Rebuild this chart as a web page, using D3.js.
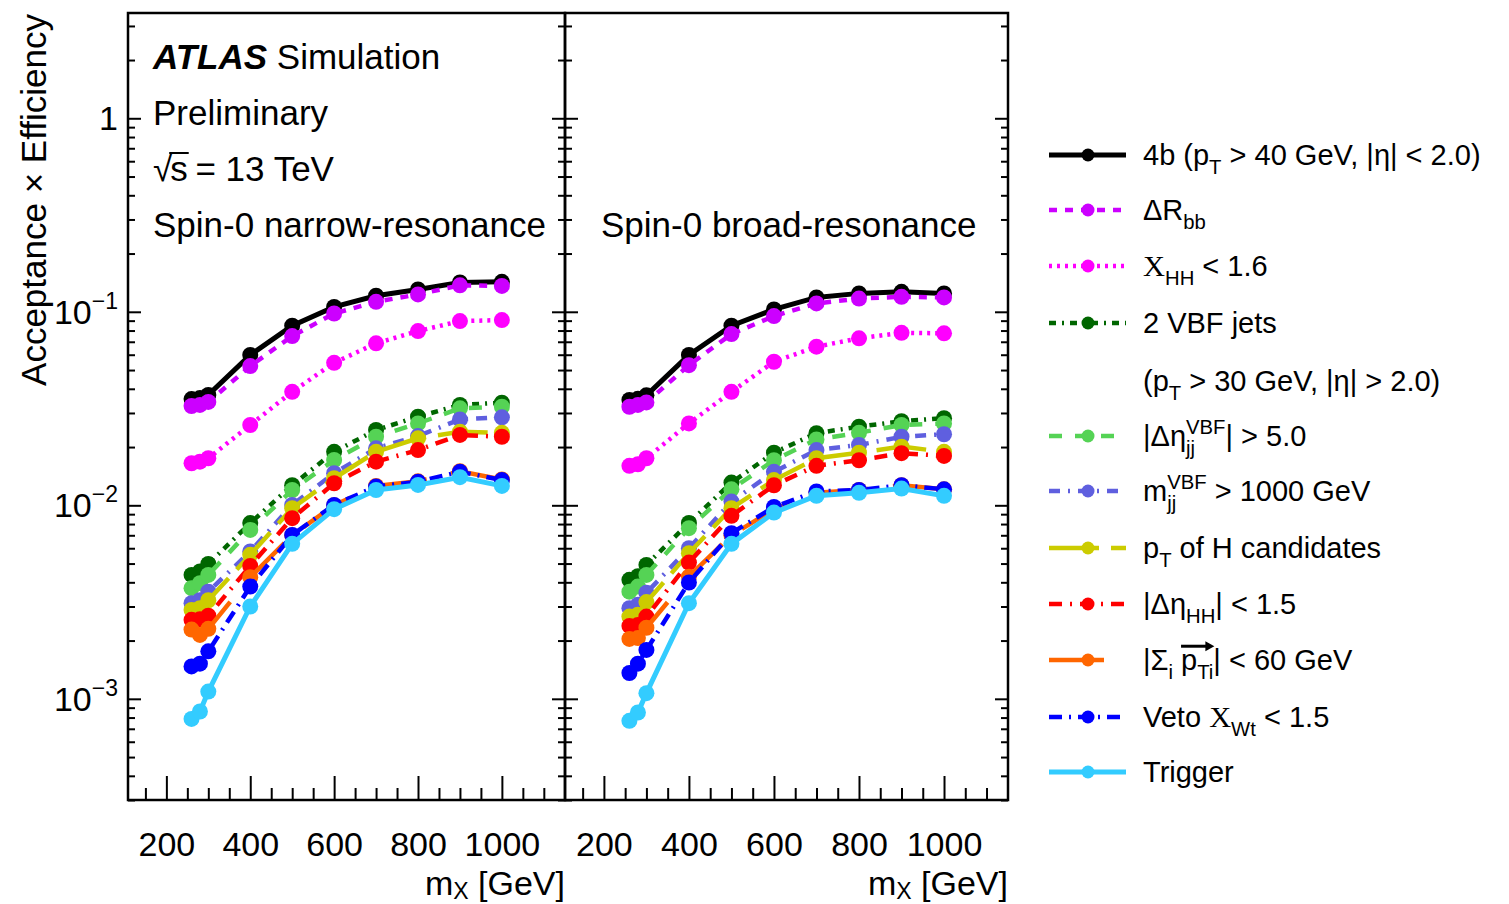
<!DOCTYPE html>
<html><head><meta charset="utf-8">
<script src="https://cdn.jsdelivr.net/npm/d3@7"></script>
<style>body{margin:0;background:#fff} text{fill:#000}</style>
</head><body><svg id="c" width="1509" height="904" font-family="Liberation Sans, Arial, Helvetica, sans-serif"></svg>
<script>
// ---------------- data ----------------
const masses = [260, 280, 300, 400, 500, 600, 700, 800, 900, 1000];
const xMajorTicks = [200, 400, 600, 800, 1000];
const yMajorTicks = [1e-3, 1e-2, 1e-1, 1];
const yTickLabels = [["10", "\u22123"], ["10", "\u22122"], ["10", "\u22121"], ["1", ""]];
const panelTitles = ["Spin-0 narrow-resonance", "Spin-0 broad-resonance"];

// narrow resonance
const narrow4b     = [0.0354, 0.0358, 0.0372, 0.0598, 0.0847, 0.106, 0.121, 0.1305, 0.1418, 0.1429];
const narrowDRbb   = [0.0326, 0.0330, 0.0342, 0.0524, 0.0749, 0.098, 0.1126, 0.123, 0.137, 0.136];
const narrowXHH    = [0.0165, 0.0168, 0.0175, 0.026, 0.0386, 0.0545, 0.0687, 0.0795, 0.0895, 0.0906];
const narrowVBF    = [0.00437, 0.00455, 0.00498, 0.00809, 0.0127, 0.0189, 0.0245, 0.0287, 0.0330, 0.0339];
const narrowDEtajj = [0.00373, 0.00396, 0.00437, 0.00746, 0.0120, 0.01715, 0.0226, 0.0265, 0.0317, 0.0323];
const narrowMjj    = [0.00312, 0.00323, 0.00358, 0.00577, 0.01005, 0.01464, 0.0197, 0.0228, 0.0278, 0.0285];
const narrowPtH    = [0.00288, 0.00294, 0.00323, 0.00555, 0.00966, 0.0138, 0.0189, 0.0222, 0.0240, 0.0237];
const narrowDEtaHH = [0.00256, 0.00258, 0.00269, 0.00486, 0.00858, 0.0130, 0.0168, 0.0193, 0.0231, 0.0226];
const narrowSumPt  = [0.00228, 0.00214, 0.00230, 0.00425, 0.00700, 0.0100, 0.0126, 0.0133, 0.0150, 0.0136];
const narrowVeto   = [0.00147, 0.00152, 0.00176, 0.0038, 0.00703, 0.01005, 0.0125, 0.01325, 0.0149, 0.0135];
const narrowTrig   = [0.000787, 0.00086, 0.00109, 0.0030, 0.00632, 0.00955, 0.0120, 0.01274, 0.01397, 0.0126];

// broad resonance
const broad4b     = [0.0350, 0.0355, 0.0370, 0.0598, 0.0847, 0.1029, 0.1187, 0.1245, 0.1268, 0.1245];
const broadDRbb   = [0.0323, 0.0330, 0.0340, 0.053, 0.0767, 0.095, 0.1105, 0.117, 0.1195, 0.1187];
const broadXHH    = [0.0160, 0.0163, 0.0175, 0.0265, 0.0386, 0.0552, 0.066, 0.0729, 0.0779, 0.0774];
const broadVBF    = [0.00412, 0.0043, 0.00492, 0.0081, 0.0131, 0.0187, 0.0236, 0.0255, 0.0272, 0.0282];
const broadDEtajj = [0.00358, 0.0038, 0.00437, 0.00762, 0.0121, 0.0171, 0.0219, 0.0237, 0.026, 0.0265];
const broadMjj    = [0.00294, 0.00306, 0.00353, 0.0060, 0.01045, 0.0149, 0.0193, 0.0205, 0.0226, 0.0233];
const broadPtH    = [0.00266, 0.00272, 0.00316, 0.00566, 0.00966, 0.0135, 0.0175, 0.0187, 0.0201, 0.0189];
const broadDEtaHH = [0.00238, 0.00241, 0.00266, 0.00506, 0.00882, 0.0127, 0.0160, 0.0171, 0.0186, 0.0180];
const broadSumPt  = [0.00204, 0.00206, 0.00233, 0.00428, 0.0070, 0.00955, 0.0116, 0.0120, 0.0127, 0.0121];
const broadVeto   = [0.00136, 0.00152, 0.00179, 0.00399, 0.00718, 0.0098, 0.0118, 0.0120, 0.0127, 0.0121];
const broadTrig   = [0.00077, 0.00085, 0.00107, 0.00312, 0.00632, 0.00917, 0.0112, 0.0116, 0.0122, 0.01119];

const seriesColors = ["#000000", "#cc00ff", "#ff00ff", "#006600", "#55d355", "#5f5fdf", "#cccc00", "#ff0000", "#ff6600", "#0000ff", "#33ccff"];
const seriesDash = ["", "8,8", "3,5", "7,6,2,6", "13,13", "11,8,2,8", "50,12", "13,8,2,8", "55,25", "13,7,2,7", ""];

// legend labels (rich text segments)
const legendLabels = [
  [{t:"4b (p"},{sub:"T"},{t:" > 40 GeV, |\u03b7| < 2.0)"}],
  [{t:"\u0394R"},{sub:"bb"}],
  [{t:"X",serif:true},{sub:"HH"},{t:" < 1.6"}],
  [{t:"2 VBF jets"}],
  [{t:"|\u0394\u03b7"},{sup:"VBF",sub:"jj"},{t:"| > 5.0"}],
  [{t:"m"},{sup:"VBF",sub:"jj"},{t:" > 1000 GeV"}],
  [{t:"p"},{sub:"T"},{t:" of H candidates"}],
  [{t:"|\u0394\u03b7"},{sub:"HH"},{t:"| < 1.5"}],
  [{t:"|\u03a3"},{sub:"i"},{t:" "},{t:"p",arrowStart:true},{sub:"Ti",arrowEnd:true},{t:"| < 60 GeV"}],
  [{t:"Veto "},{t:"X",serif:true},{sub:"Wt"},{t:" < 1.5"}],
  [{t:"Trigger"}]
];
const legendExtraLine = [{t:"(p"},{sub:"T"},{t:" > 30 GeV, |\u03b7| > 2.0)"}];

const narrowSeries = [narrow4b, narrowDRbb, narrowXHH, narrowVBF, narrowDEtajj, narrowMjj, narrowPtH, narrowDEtaHH, narrowSumPt, narrowVeto, narrowTrig];
const broadSeries  = [broad4b, broadDRbb, broadXHH, broadVBF, broadDEtajj, broadMjj, broadPtH, broadDEtaHH, broadSumPt, broadVeto, broadTrig];

// ---------------- drawing ----------------
const svg = d3.select("#c");
const yTop = 13, yBot = 800;
const panels = [{x0:128, x1:565, data:narrowSeries, title:panelTitles[0], tx:153},
                {x0:565, x1:1008, data:broadSeries, title:panelTitles[1], tx:601}];
const y = d3.scaleLog().domain([3e-4, 3.5]).range([yBot, yTop]);
const FS = 35, TFS = 34;

const yMinor = [];
for (let e = -4; e <= 0; e++) for (let k = 2; k <= 9; k++) { const v = k * Math.pow(10, e); if (v >= 3e-4 && v <= 3.5) yMinor.push(v); }
const xMinor = d3.range(150, 1150, 50).filter(v => v % 200 !== 0);

panels.forEach((p, pi) => {
  const x = d3.scaleLinear().domain([108.5, 1150.5]).range([p.x0, p.x1]);
  const g = svg.append("g");
  g.append("g").attr("transform", `translate(0,${yBot})`)
    .call(d3.axisBottom(x).tickValues(xMinor).tickSize(-12).tickFormat(""))
    .call(a => a.select(".domain").remove())
    .call(a => a.selectAll("line").attr("stroke", "#000").attr("stroke-width", 2));
  g.append("g").attr("transform", `translate(0,${yBot})`)
    .call(d3.axisBottom(x).tickValues(xMajorTicks).tickSize(-24).tickPadding(32).tickFormat(d3.format("d")))
    .call(a => a.select(".domain").remove())
    .call(a => a.selectAll("line").attr("stroke", "#000").attr("stroke-width", 2))
    .call(a => a.selectAll("text").attr("font-size", TFS).style("font-family", "Liberation Sans, Arial, sans-serif").attr("fill", "#000"));
  [[p.x0, d3.axisLeft], [p.x1, d3.axisRight]].forEach(([xx, ax]) => {
    g.append("g").attr("transform", `translate(${xx},0)`)
      .call(ax(y).tickValues(yMinor).tickSize(-7).tickFormat(""))
      .call(a => a.select(".domain").remove())
      .call(a => a.selectAll("line").attr("stroke", "#000").attr("stroke-width", 2));
    g.append("g").attr("transform", `translate(${xx},0)`)
      .call(ax(y).tickValues(yMajorTicks).tickSize(-13).tickFormat(""))
      .call(a => a.select(".domain").remove())
      .call(a => a.selectAll("line").attr("stroke", "#000").attr("stroke-width", 2));
  });
  g.append("rect").attr("x", p.x0).attr("y", yTop).attr("width", p.x1 - p.x0).attr("height", yBot - yTop)
    .attr("fill", "none").attr("stroke", "#000").attr("stroke-width", 2.5);

  const line = d3.line().x((d, i) => x(masses[i])).y(d => y(d));
  p.data.forEach((vals, si) => {
    const sg = g.append("g");
    sg.append("path").datum(vals).attr("d", line).attr("fill", "none")
      .attr("stroke", seriesColors[si]).attr("stroke-width", (si === 0 || si === 10) ? 5 : 4.5)
      .attr("stroke-dasharray", seriesDash[si] || null);
    sg.selectAll("circle").data(vals).join("circle")
      .attr("cx", (d, i) => x(masses[i])).attr("cy", d => y(d)).attr("r", 8)
      .attr("fill", seriesColors[si]);
  });

  svg.append("text").attr("x", p.tx).attr("y", 237).attr("font-size", FS).text(p.title);
  const xt = svg.append("text").attr("x", p.x1).attr("y", 895).attr("text-anchor", "end").attr("font-size", TFS);
  xt.append("tspan").text("m");
  xt.append("tspan").attr("font-size", 23).attr("dy", 4).text("X");
  xt.append("tspan").attr("dy", -4).text(" [GeV]");
});

yMajorTicks.forEach((v, i) => {
  const t = svg.append("text").attr("x", 118).attr("y", y(v) + 12).attr("text-anchor", "end").attr("font-size", TFS);
  t.append("tspan").text(yTickLabels[i][0]);
  if (yTickLabels[i][1]) t.append("tspan").attr("font-size", 23).attr("dy", -15).text(yTickLabels[i][1]);
});

svg.append("text").attr("transform", "translate(46,14) rotate(-90)").attr("text-anchor", "end")
  .attr("font-size", FS).text("Acceptance \u00d7 Efficiency");

const at = svg.append("text").attr("x", 153).attr("y", 69).attr("font-size", FS);
at.append("tspan").attr("font-weight", "bold").attr("font-style", "italic").text("ATLAS");
at.append("tspan").text(" Simulation");
svg.append("text").attr("x", 153).attr("y", 125).attr("font-size", FS).text("Preliminary");
const rt = svg.append("text").attr("x", 153).attr("y", 181).attr("font-size", FS).text("\u221a");
const rw = rt.node().getComputedTextLength();
const st = svg.append("text").attr("x", 153 + rw - 2).attr("y", 181).attr("font-size", FS).text("s");
const sw = st.node().getComputedTextLength();
svg.append("line").attr("x1", 153 + rw - 3).attr("x2", 153 + rw + sw - 1).attr("y1", 153).attr("y2", 153)
  .attr("stroke", "#000").attr("stroke-width", 2);
svg.append("text").attr("x", 153 + rw + sw - 4).attr("y", 181).attr("font-size", FS).attr("xml:space", "preserve").text(" = 13 TeV");

function rich(x0, base, segs, fs) {
  let x = x0, arrowX0 = null;
  const g = svg.append("g");
  segs.forEach(s => {
    if (s.t !== undefined) {
      const t = g.append("text").attr("x", x).attr("y", base).attr("font-size", fs).attr("xml:space", "preserve").text(s.t);
      if (s.serif) t.style("font-family", "Liberation Serif, Times New Roman, serif").attr("font-size", fs * 1.05);
      if (s.arrowStart) arrowX0 = x;
      x += t.node().getComputedTextLength();
    } else {
      let w = 0;
      if (s.sup) { const t = g.append("text").attr("x", x).attr("y", base - fs * 0.42).attr("font-size", fs * 0.7).text(s.sup); w = Math.max(w, t.node().getComputedTextLength()); }
      if (s.sub) { const t = g.append("text").attr("x", x).attr("y", base + fs * 0.3).attr("font-size", fs * 0.7).text(s.sub); w = Math.max(w, t.node().getComputedTextLength()); }
      x += w;
      if (s.arrowEnd && arrowX0 !== null) {
        const ay = base - fs * 0.82;
        g.append("line").attr("x1", arrowX0).attr("x2", x - 6).attr("y1", ay).attr("y2", ay).attr("stroke", "#000").attr("stroke-width", 3);
        g.append("path").attr("d", `M${x - 8},${ay - 5}L${x + 1},${ay}L${x - 8},${ay + 5}Z`).attr("fill", "#000");
      }
    }
  });
}

const legY = [155, 210, 266, 323, 436, 491, 548, 604, 660, 717, 772];
const LFS = 29;
legendLabels.forEach((segs, i) => {
  const yy = legY[i];
  svg.append("line").attr("x1", 1049).attr("x2", 1126).attr("y1", yy).attr("y2", yy)
    .attr("stroke", seriesColors[i]).attr("stroke-width", (i === 0 || i === 10) ? 5 : 4.5)
    .attr("stroke-dasharray", seriesDash[i] || null);
  svg.append("circle").attr("cx", 1088).attr("cy", yy).attr("r", 6.5).attr("fill", seriesColors[i]);
  rich(1143, yy + 10, segs, LFS);
});
rich(1143, 381 + 10, legendExtraLine, LFS);
</script></body></html>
◇ ◇ ◇
:: Task requirements ::
Starting with the first line of the data above and ending with the line containing "0.01274, 0.01397, 0.0126];", please restate every line exactly, leaving images out.

:: Correct output ::
Rebuild this chart as a web page, using D3.js.
<!DOCTYPE html>
<html><head><meta charset="utf-8">
<script src="https://cdn.jsdelivr.net/npm/d3@7"></script>
<style>body{margin:0;background:#fff} text{fill:#000}</style>
</head><body><svg id="c" width="1509" height="904" font-family="Liberation Sans, Arial, Helvetica, sans-serif"></svg>
<script>
// ---------------- data ----------------
const masses = [260, 280, 300, 400, 500, 600, 700, 800, 900, 1000];
const xMajorTicks = [200, 400, 600, 800, 1000];
const yMajorTicks = [1e-3, 1e-2, 1e-1, 1];
const yTickLabels = [["10", "\u22123"], ["10", "\u22122"], ["10", "\u22121"], ["1", ""]];
const panelTitles = ["Spin-0 narrow-resonance", "Spin-0 broad-resonance"];

// narrow resonance
const narrow4b     = [0.0354, 0.0358, 0.0372, 0.0598, 0.0847, 0.106, 0.121, 0.1305, 0.1418, 0.1429];
const narrowDRbb   = [0.0326, 0.0330, 0.0342, 0.0524, 0.0749, 0.098, 0.1126, 0.123, 0.137, 0.136];
const narrowXHH    = [0.0165, 0.0168, 0.0175, 0.026, 0.0386, 0.0545, 0.0687, 0.0795, 0.0895, 0.0906];
const narrowVBF    = [0.00437, 0.00455, 0.00498, 0.00809, 0.0127, 0.0189, 0.0245, 0.0287, 0.0330, 0.0339];
const narrowDEtajj = [0.00373, 0.00396, 0.00437, 0.00746, 0.0120, 0.01715, 0.0226, 0.0265, 0.0317, 0.0323];
const narrowMjj    = [0.00312, 0.00323, 0.00358, 0.00577, 0.01005, 0.01464, 0.0197, 0.0228, 0.0278, 0.0285];
const narrowPtH    = [0.00288, 0.00294, 0.00323, 0.00555, 0.00966, 0.0138, 0.0189, 0.0222, 0.0240, 0.0237];
const narrowDEtaHH = [0.00256, 0.00258, 0.00269, 0.00486, 0.00858, 0.0130, 0.0168, 0.0193, 0.0231, 0.0226];
const narrowSumPt  = [0.00228, 0.00214, 0.00230, 0.00425, 0.00700, 0.0100, 0.0126, 0.0133, 0.0150, 0.0136];
const narrowVeto   = [0.00147, 0.00152, 0.00176, 0.0038, 0.00703, 0.01005, 0.0125, 0.01325, 0.0149, 0.0135];
const narrowTrig   = [0.000787, 0.00086, 0.00109, 0.0030, 0.00632, 0.00955, 0.0120, 0.01274, 0.01397, 0.0126];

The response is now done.